Given information:
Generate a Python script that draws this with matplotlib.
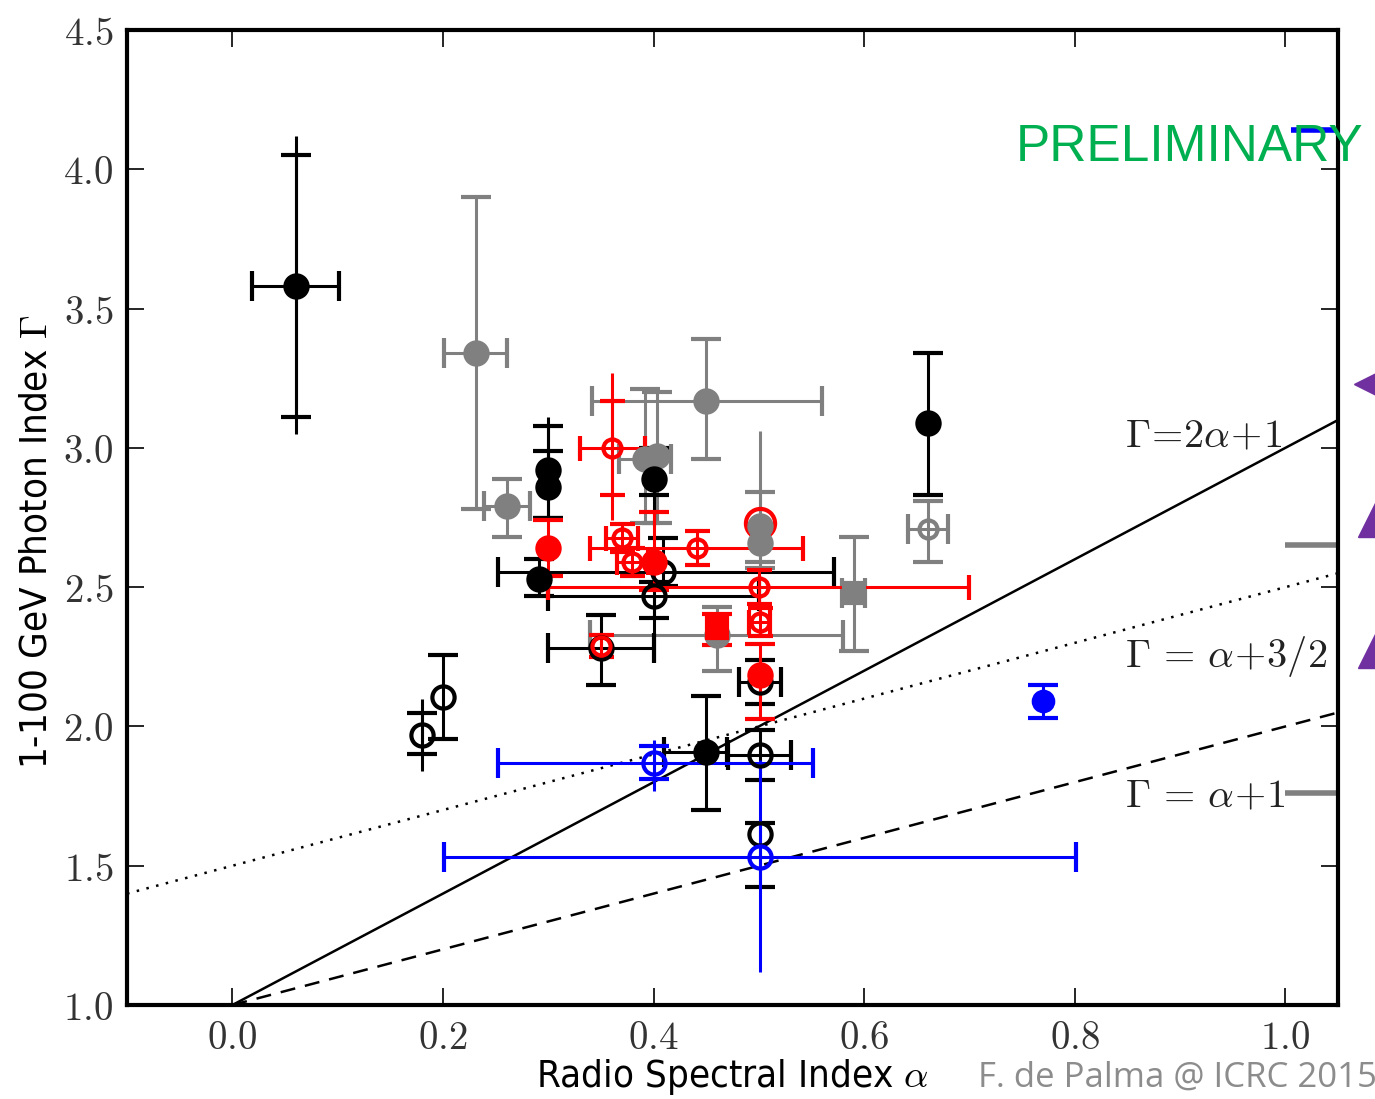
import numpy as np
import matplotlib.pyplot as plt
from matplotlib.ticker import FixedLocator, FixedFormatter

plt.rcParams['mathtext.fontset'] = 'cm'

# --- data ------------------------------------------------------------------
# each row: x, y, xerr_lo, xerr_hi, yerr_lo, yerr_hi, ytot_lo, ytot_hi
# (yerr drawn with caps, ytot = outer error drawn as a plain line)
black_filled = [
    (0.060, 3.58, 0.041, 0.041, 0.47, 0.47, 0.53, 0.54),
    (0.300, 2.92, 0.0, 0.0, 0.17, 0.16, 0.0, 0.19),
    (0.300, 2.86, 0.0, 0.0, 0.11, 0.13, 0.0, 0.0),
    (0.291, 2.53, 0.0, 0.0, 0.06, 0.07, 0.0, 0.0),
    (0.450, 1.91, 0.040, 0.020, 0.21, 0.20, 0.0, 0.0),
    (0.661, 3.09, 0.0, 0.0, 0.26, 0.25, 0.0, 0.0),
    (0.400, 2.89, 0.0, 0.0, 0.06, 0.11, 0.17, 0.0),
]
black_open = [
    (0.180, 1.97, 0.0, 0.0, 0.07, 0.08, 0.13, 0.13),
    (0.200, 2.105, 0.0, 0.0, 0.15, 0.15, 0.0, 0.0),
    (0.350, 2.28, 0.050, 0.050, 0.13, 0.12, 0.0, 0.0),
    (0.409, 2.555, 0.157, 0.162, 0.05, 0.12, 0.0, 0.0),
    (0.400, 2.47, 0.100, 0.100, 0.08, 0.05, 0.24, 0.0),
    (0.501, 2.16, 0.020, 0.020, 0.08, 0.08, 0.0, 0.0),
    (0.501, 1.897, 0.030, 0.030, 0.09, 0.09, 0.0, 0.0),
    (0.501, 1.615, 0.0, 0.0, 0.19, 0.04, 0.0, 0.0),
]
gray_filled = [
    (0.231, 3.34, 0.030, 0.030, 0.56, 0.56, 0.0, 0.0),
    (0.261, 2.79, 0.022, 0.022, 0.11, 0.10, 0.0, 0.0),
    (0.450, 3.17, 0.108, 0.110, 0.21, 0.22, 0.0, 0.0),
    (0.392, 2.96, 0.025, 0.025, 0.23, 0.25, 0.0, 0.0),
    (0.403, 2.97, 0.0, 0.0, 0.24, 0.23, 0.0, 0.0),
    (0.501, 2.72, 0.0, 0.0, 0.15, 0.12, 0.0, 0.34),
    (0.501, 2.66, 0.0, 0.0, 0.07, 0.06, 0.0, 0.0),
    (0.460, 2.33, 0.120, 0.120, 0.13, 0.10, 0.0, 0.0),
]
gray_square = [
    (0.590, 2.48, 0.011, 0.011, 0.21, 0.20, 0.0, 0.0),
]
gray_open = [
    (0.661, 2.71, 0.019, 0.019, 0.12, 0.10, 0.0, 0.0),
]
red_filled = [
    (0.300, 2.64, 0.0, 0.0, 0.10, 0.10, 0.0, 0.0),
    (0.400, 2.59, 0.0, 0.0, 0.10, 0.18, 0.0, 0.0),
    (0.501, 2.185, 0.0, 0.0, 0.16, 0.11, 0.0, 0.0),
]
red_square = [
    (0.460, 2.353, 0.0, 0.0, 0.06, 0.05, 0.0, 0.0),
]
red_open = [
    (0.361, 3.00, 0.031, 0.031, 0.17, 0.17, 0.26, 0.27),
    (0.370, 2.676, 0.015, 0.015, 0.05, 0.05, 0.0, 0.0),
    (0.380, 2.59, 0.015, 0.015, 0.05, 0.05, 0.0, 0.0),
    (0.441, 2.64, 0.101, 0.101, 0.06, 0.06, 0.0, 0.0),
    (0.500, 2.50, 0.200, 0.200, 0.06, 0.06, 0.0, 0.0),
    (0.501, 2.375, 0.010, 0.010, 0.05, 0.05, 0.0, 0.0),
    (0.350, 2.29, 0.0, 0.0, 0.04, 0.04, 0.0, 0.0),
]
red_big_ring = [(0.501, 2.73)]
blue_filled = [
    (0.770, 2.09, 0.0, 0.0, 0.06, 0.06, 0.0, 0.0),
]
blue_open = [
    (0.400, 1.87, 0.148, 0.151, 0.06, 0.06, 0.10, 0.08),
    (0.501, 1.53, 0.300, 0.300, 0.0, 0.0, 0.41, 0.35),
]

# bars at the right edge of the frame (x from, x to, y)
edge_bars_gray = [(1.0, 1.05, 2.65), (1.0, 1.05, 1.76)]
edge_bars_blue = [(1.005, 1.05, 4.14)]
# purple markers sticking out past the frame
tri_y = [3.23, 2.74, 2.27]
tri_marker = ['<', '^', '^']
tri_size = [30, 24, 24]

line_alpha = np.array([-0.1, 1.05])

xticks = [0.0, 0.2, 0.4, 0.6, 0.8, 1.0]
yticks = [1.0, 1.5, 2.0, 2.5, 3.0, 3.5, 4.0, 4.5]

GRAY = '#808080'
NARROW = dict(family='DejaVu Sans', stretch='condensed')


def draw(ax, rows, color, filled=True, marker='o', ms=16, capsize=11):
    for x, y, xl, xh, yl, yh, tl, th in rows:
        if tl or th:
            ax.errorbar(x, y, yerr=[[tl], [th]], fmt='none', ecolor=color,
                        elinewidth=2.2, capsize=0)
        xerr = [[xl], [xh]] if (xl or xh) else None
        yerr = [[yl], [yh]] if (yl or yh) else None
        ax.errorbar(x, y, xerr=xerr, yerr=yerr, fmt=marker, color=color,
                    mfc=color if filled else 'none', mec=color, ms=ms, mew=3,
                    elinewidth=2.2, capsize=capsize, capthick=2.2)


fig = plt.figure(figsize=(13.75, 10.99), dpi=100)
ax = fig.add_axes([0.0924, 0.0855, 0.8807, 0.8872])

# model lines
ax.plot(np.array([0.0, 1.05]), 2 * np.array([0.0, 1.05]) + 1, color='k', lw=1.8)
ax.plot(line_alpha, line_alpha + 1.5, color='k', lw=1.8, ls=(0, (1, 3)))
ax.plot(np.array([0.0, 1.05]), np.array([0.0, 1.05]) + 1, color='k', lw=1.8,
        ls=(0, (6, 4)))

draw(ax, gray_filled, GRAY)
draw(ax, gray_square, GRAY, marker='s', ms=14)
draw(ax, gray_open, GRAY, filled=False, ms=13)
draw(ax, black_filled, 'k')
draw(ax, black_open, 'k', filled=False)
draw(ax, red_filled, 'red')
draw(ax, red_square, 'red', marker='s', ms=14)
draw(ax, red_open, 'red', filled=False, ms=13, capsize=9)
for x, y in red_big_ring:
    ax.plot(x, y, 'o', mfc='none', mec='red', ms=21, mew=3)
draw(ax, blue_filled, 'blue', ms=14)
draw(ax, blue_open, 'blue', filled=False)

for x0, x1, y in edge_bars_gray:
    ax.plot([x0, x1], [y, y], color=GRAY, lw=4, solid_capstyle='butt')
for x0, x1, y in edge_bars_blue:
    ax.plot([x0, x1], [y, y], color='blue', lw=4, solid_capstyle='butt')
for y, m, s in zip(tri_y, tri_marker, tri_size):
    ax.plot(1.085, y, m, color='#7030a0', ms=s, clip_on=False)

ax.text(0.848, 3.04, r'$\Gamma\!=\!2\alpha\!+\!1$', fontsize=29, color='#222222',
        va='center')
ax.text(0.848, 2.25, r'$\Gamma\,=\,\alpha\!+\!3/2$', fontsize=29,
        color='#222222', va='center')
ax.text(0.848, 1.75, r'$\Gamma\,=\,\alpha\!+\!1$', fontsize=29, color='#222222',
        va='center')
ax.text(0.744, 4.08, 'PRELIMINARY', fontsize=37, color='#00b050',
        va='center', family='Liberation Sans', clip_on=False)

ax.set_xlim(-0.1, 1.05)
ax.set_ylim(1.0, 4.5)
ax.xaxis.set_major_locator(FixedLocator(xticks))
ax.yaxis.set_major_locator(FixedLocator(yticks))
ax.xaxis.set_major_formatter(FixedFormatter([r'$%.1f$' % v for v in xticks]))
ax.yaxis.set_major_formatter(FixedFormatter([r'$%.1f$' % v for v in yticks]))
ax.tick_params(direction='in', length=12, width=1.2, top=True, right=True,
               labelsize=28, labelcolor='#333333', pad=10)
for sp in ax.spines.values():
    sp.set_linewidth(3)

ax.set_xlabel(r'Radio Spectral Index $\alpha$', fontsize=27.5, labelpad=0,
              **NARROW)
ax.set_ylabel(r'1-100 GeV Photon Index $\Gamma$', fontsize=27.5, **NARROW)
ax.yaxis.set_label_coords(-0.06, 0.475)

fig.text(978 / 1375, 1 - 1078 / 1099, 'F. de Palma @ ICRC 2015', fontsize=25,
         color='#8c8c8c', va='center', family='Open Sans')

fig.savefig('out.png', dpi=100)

Exercise aim:
Begin at the first line of the material and copy each line exactly through the one containing "plt.rcParams['mathtext.fontset'] = 'cm'". Omit pictures.

Output for this task:
Generate a Python script that draws this with matplotlib.
import numpy as np
import matplotlib.pyplot as plt
from matplotlib.ticker import FixedLocator, FixedFormatter

plt.rcParams['mathtext.fontset'] = 'cm'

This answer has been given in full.